Вечером шестнадцатого мы были в Бобруйске, вечером семнадцатого — в Овруче; эшелон повторял маршрут нашего последнего путешествия на север, когда нас везли из Жмеринки в Слуцк, только теперь в обратном направлении. Время тянулось медленно. Мы дремали, болтали, смотрели на пустынную величественную степь. Оптимизм первых минут стал заметно слабеть: это путешествие, которое по всем признакам должно было стать для нас последним, русские не могли организовать хуже и бездарнее. Похоже, они вообще его не организовывали, хотя кто-то где-то росчерком пера и определил нашу судьбу. На весь эшелон было не больше двух географических карт, над которыми мы без передышки гадали, пытаясь разрешить мучившие нас вопросы: то, что мы едем на юг, это ясно, но почему так медленно, безо всякого расписания, с необъяснимыми, выматывающими душу остановками, почему за сутки проезжаем несколько десятков километров? Мы часто задавали эти вопросы машинисту (спрашивать солдат было бессмысленно: они, похоже, наслаждались поездкой, а куда идет поезд, зачем — их не интересовало). Машинист, как адское божество, высовывался из своего раскаленного обиталища, разводил руками, пожимал плечами и всякий раз отвечал одно и то же:
— Куда завтра? Не знаю, дорогие, не знаю. Куда рельсы поведут, туда и поедем.
Тяжелее всех переносил неопределенность и вынужденное безделье Чезаре. Взъерошенный, грустный, с остановившимся взглядом, он сидел, забившись в угол вагона, как больное животное. Но это продолжалось недолго: активный человек долго бездействовать не может. На перегоне между Овручем и Житомиром с небольшими рассеянными деревушками внимание Чезаре привлекло медное кольцо на пальце Джакомантонио, его бывшего горе-компаньона по катовицкому бизнесу.
— Не продашь? — спросил Чезаре.
— Нет, — на всякий случай ответил отказом Джакомантонио.
— Даю два рубля.
— Восемь.
Торг продолжался долго; на первый взгляд могло показаться, что для обоих это просто развлечение, приятная умственная гимнастика, а кольцо — лишь предлог, повод потренироваться, испытать свои силы в дружеском соревновании, чтобы не выйти из формы. На самом деле все обстояло не так, и у Чезаре, как всегда, уже имелся четкий план действий.

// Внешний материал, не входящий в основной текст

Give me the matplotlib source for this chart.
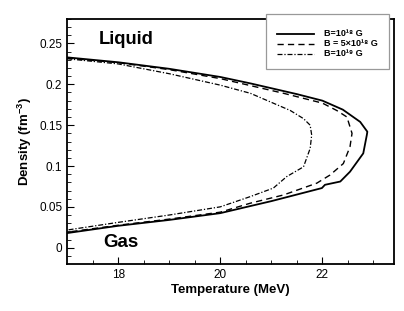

К нашему удивлению, он довольно быстро пошел на уступки и приобрел кольцо за непомерно высокую для медного кольца цену (четыре рубля!), — видимо, оно ему было очень нужно. Потом вернулся в свой угол и до самого обеда занимался малопонятными манипуляциями, грубо отгоняя любопытных, пристававших к нему с вопросами, особенно Джакомантонио. Вытащив из карманов несколько лоскутков, он принялся тщательно тереть кольцо изнутри и снаружи: дыхнет и трет, снова дыхнет и снова трет. Потом, продолжая свою скрупулезную работу, он заменил ткань папиросной бумагой и, держа кольцо с необыкновенной осторожностью, чтобы голые пальцы не касались металла, еще долго его полировал. Время от времени он подносил кольцо к свету и, поворачивая его слегка, долго разглядывал, словно это был бриллиант чистой воды.